▶ **WRITTEN PROBLEM**:
Without copying any pictures, restate exactly the lines from the start of the records through the line containing "3: Problema Principal\npara".

▶ **ITEMS**:
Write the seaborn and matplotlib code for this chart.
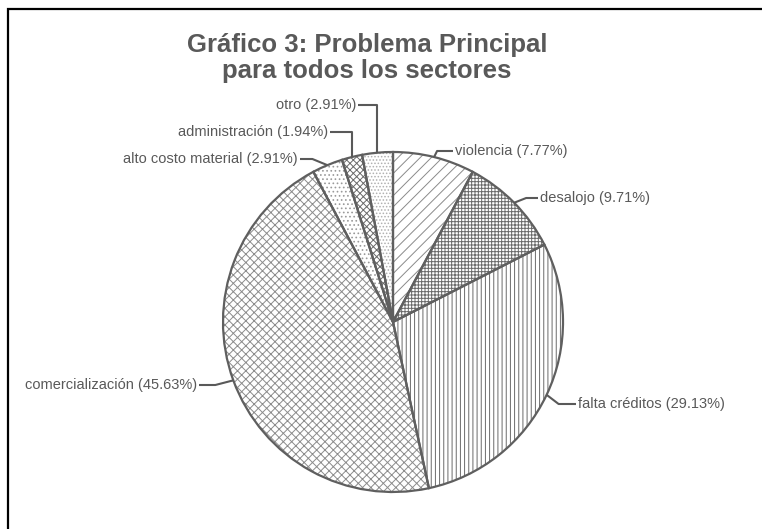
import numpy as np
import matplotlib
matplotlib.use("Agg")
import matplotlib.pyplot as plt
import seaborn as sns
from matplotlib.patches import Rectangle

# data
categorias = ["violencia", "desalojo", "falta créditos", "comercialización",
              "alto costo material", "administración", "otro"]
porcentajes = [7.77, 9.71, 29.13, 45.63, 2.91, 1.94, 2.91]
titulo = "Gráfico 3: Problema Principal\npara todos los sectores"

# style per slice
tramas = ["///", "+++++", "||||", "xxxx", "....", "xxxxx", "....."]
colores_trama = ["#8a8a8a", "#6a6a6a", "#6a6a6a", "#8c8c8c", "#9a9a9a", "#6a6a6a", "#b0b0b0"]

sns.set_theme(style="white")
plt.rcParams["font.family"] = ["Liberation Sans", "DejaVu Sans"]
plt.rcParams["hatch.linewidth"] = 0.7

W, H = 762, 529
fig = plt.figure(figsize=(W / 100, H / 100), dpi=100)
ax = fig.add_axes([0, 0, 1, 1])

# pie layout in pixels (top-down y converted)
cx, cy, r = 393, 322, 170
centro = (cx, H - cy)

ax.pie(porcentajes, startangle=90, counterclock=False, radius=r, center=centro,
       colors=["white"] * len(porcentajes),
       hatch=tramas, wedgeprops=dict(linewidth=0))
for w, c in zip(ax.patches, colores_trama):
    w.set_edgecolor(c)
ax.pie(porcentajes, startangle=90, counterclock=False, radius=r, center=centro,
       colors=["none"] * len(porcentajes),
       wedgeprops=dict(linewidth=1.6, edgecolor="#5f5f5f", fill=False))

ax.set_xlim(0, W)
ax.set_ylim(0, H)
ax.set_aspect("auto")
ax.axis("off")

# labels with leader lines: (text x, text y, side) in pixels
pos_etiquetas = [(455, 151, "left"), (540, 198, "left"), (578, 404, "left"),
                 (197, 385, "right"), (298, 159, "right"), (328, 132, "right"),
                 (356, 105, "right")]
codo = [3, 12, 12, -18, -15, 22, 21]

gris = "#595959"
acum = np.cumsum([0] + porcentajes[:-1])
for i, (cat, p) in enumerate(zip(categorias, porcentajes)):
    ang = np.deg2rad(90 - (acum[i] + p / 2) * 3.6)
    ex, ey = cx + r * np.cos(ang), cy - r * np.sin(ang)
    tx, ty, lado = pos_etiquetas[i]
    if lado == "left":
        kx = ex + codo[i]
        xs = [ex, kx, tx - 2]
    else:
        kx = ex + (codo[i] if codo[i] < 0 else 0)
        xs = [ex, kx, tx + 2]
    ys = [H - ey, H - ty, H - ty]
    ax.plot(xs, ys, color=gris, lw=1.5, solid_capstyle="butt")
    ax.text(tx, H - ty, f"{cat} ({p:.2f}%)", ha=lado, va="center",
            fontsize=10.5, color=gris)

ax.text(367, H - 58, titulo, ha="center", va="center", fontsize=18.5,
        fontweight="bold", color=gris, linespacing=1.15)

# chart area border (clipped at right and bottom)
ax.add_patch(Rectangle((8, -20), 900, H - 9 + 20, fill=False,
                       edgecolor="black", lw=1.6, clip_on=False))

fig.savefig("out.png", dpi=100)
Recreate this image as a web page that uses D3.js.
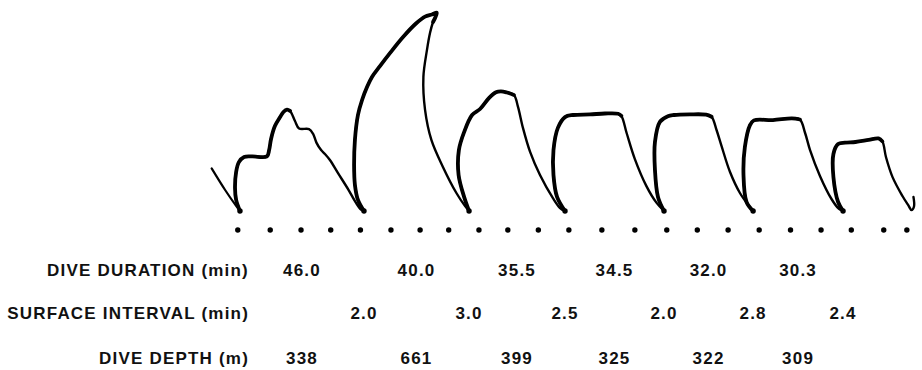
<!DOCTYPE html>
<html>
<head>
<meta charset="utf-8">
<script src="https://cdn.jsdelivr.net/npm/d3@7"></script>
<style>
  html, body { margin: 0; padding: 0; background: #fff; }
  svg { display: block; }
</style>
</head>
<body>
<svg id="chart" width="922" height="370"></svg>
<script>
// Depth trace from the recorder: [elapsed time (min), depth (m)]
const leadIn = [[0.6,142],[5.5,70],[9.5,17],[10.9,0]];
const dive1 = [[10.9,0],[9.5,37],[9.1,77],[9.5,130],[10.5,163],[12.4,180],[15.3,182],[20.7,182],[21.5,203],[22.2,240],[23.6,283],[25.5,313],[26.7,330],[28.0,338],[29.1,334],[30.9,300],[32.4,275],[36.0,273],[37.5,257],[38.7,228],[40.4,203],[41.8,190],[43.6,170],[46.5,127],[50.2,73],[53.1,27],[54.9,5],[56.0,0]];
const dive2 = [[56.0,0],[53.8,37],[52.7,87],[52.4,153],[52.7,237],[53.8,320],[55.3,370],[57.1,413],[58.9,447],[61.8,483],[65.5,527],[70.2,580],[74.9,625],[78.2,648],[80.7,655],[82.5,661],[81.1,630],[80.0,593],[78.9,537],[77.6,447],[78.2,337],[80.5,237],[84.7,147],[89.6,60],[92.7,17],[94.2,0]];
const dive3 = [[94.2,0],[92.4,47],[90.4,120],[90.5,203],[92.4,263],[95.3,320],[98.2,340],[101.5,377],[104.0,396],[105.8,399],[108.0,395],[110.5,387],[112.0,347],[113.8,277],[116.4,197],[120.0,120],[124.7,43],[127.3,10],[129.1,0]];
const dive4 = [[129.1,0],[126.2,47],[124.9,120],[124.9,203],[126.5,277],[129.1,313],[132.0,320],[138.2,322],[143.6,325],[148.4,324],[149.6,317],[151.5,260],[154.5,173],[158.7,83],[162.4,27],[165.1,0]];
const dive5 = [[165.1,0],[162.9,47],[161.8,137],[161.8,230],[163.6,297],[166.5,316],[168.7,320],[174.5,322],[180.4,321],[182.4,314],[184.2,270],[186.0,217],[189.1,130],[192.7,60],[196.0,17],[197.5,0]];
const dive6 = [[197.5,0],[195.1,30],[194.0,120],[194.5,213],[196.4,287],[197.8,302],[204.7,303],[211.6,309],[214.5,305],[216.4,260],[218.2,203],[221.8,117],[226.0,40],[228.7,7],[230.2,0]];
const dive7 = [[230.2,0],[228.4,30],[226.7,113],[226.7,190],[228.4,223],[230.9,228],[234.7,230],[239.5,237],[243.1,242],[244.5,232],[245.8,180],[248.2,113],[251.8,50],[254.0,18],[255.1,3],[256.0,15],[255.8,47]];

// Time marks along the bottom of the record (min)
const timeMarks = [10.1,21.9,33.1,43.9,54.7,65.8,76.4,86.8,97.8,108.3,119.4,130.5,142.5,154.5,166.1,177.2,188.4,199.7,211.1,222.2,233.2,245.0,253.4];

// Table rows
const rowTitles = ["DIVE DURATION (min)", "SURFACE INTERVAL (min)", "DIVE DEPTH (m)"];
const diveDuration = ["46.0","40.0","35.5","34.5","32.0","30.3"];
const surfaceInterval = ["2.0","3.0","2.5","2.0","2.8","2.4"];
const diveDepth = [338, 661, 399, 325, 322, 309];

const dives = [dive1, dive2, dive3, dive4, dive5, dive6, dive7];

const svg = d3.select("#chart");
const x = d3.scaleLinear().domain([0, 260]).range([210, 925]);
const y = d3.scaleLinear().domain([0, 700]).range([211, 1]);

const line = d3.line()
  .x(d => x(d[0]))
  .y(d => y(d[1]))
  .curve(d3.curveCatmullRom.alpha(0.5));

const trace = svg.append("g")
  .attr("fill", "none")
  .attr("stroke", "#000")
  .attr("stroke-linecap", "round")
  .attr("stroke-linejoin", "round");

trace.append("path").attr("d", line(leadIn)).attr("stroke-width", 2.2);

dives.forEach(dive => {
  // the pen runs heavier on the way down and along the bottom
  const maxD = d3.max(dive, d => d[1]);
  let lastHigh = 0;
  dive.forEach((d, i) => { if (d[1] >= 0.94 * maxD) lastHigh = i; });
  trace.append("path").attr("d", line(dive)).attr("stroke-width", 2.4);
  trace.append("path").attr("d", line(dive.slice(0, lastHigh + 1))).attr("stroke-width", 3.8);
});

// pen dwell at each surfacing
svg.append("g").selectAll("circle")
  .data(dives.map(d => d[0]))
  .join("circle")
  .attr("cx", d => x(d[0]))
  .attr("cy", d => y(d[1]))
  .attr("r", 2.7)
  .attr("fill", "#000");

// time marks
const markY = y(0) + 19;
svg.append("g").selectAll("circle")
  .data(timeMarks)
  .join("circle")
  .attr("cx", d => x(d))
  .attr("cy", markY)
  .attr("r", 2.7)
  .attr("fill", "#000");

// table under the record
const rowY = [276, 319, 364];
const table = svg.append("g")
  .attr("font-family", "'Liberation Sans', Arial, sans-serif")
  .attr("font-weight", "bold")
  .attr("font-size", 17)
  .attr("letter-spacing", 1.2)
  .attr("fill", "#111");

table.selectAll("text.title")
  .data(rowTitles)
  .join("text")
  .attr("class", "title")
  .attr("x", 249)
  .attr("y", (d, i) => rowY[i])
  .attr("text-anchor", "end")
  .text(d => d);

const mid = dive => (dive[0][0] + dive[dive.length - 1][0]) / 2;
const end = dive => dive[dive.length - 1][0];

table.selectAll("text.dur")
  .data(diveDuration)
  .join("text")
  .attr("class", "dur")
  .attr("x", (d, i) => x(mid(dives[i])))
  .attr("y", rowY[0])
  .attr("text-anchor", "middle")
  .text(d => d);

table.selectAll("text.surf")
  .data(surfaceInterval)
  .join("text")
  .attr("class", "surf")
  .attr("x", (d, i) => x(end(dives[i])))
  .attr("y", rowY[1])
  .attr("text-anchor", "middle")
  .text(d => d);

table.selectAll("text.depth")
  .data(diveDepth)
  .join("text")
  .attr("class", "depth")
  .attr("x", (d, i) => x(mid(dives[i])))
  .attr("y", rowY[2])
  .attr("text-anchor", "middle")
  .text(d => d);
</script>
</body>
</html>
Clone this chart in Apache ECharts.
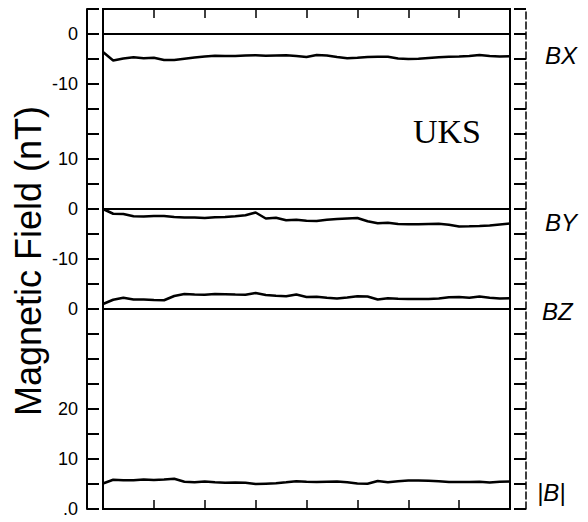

▶ **FINISHED TASK**:
Write the seaborn and matplotlib code for this chart.
import numpy as np
import matplotlib
matplotlib.use("Agg")
import matplotlib.pyplot as plt
import seaborn as sns
from matplotlib.patches import Rectangle

# data
categorias = ["violencia", "desalojo", "falta créditos", "comercialización",
              "alto costo material", "administración", "otro"]
porcentajes = [7.77, 9.71, 29.13, 45.63, 2.91, 1.94, 2.91]
titulo = "Gráfico 3: Problema Principal\npara todos los sectores"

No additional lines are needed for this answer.